EXERCISE INSTRUCTIONS:
From the entries below, print exactly the span beginning with the line holding "Clone this chart in matplotlib." and ending with the line holding "neg_mac_y = [0, 2.5, 6.8, 10.1, 13.0, 16.4, 19.8, 19.8]", endpoints included, and skip any pictures.

** START OF ENTRIES SUPPLIED **

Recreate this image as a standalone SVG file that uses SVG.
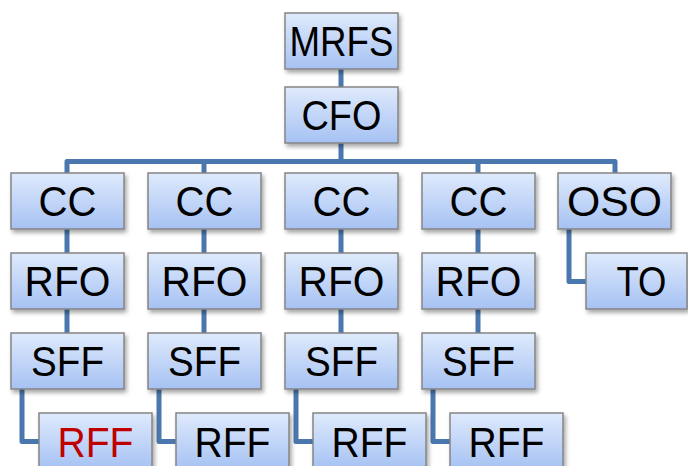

** END OF ENTRIES SUPPLIED **
** START OF ENTRIES SUPPLIED **

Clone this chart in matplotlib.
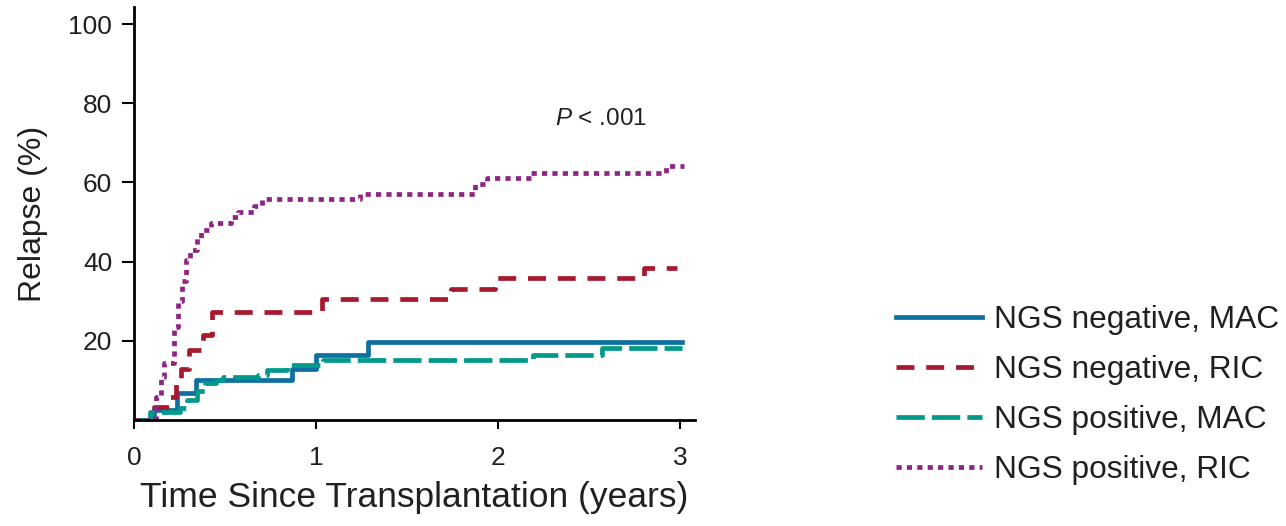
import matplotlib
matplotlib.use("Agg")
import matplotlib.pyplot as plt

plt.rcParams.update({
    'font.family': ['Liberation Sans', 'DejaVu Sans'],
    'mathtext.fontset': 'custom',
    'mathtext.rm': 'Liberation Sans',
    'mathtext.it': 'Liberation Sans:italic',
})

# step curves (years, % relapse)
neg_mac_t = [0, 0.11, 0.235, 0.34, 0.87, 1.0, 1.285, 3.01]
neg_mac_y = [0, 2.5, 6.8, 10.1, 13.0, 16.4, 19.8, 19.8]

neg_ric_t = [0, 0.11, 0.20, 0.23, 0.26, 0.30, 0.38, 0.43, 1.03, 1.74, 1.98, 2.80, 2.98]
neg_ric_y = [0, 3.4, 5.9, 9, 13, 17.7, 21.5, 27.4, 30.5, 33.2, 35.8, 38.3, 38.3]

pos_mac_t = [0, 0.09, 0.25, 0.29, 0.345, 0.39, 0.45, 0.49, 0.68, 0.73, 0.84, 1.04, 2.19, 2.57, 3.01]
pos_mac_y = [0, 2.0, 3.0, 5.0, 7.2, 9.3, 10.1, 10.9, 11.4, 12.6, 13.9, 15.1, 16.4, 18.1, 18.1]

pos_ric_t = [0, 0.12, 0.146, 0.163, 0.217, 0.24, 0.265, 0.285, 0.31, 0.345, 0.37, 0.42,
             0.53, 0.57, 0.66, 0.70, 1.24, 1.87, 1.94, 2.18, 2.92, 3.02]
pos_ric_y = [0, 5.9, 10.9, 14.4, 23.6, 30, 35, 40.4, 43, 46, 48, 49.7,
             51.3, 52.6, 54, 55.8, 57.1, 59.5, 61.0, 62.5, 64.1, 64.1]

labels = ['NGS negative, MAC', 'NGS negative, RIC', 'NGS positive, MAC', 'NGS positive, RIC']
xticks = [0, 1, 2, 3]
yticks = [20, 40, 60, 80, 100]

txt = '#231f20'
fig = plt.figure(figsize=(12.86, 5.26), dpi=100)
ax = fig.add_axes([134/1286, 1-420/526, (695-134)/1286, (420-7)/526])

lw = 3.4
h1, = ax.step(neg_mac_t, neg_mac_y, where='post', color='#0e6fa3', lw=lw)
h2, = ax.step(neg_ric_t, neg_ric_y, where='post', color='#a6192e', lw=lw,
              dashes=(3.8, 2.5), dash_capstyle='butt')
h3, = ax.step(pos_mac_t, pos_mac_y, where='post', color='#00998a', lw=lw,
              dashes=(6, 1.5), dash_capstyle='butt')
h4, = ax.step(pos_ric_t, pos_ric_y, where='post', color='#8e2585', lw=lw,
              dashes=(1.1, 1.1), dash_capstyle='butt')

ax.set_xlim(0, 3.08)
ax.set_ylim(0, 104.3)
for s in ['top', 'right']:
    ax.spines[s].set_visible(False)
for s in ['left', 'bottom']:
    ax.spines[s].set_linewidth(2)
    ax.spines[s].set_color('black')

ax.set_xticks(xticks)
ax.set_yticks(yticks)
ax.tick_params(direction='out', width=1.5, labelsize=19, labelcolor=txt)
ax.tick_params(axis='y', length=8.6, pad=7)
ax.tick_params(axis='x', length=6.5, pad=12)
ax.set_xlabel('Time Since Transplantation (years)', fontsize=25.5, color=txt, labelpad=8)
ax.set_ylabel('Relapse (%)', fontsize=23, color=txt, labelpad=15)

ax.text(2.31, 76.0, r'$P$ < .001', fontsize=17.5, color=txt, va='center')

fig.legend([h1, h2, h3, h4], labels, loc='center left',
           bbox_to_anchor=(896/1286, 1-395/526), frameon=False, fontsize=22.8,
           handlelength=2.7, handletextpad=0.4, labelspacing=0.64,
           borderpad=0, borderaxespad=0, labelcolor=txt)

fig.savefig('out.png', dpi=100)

** END OF ENTRIES SUPPLIED **

WRITTEN RESPONSE:
Clone this chart in matplotlib.
import matplotlib
matplotlib.use("Agg")
import matplotlib.pyplot as plt

plt.rcParams.update({
    'font.family': ['Liberation Sans', 'DejaVu Sans'],
    'mathtext.fontset': 'custom',
    'mathtext.rm': 'Liberation Sans',
    'mathtext.it': 'Liberation Sans:italic',
})

# step curves (years, % relapse)
neg_mac_t = [0, 0.11, 0.235, 0.34, 0.87, 1.0, 1.285, 3.01]
neg_mac_y = [0, 2.5, 6.8, 10.1, 13.0, 16.4, 19.8, 19.8]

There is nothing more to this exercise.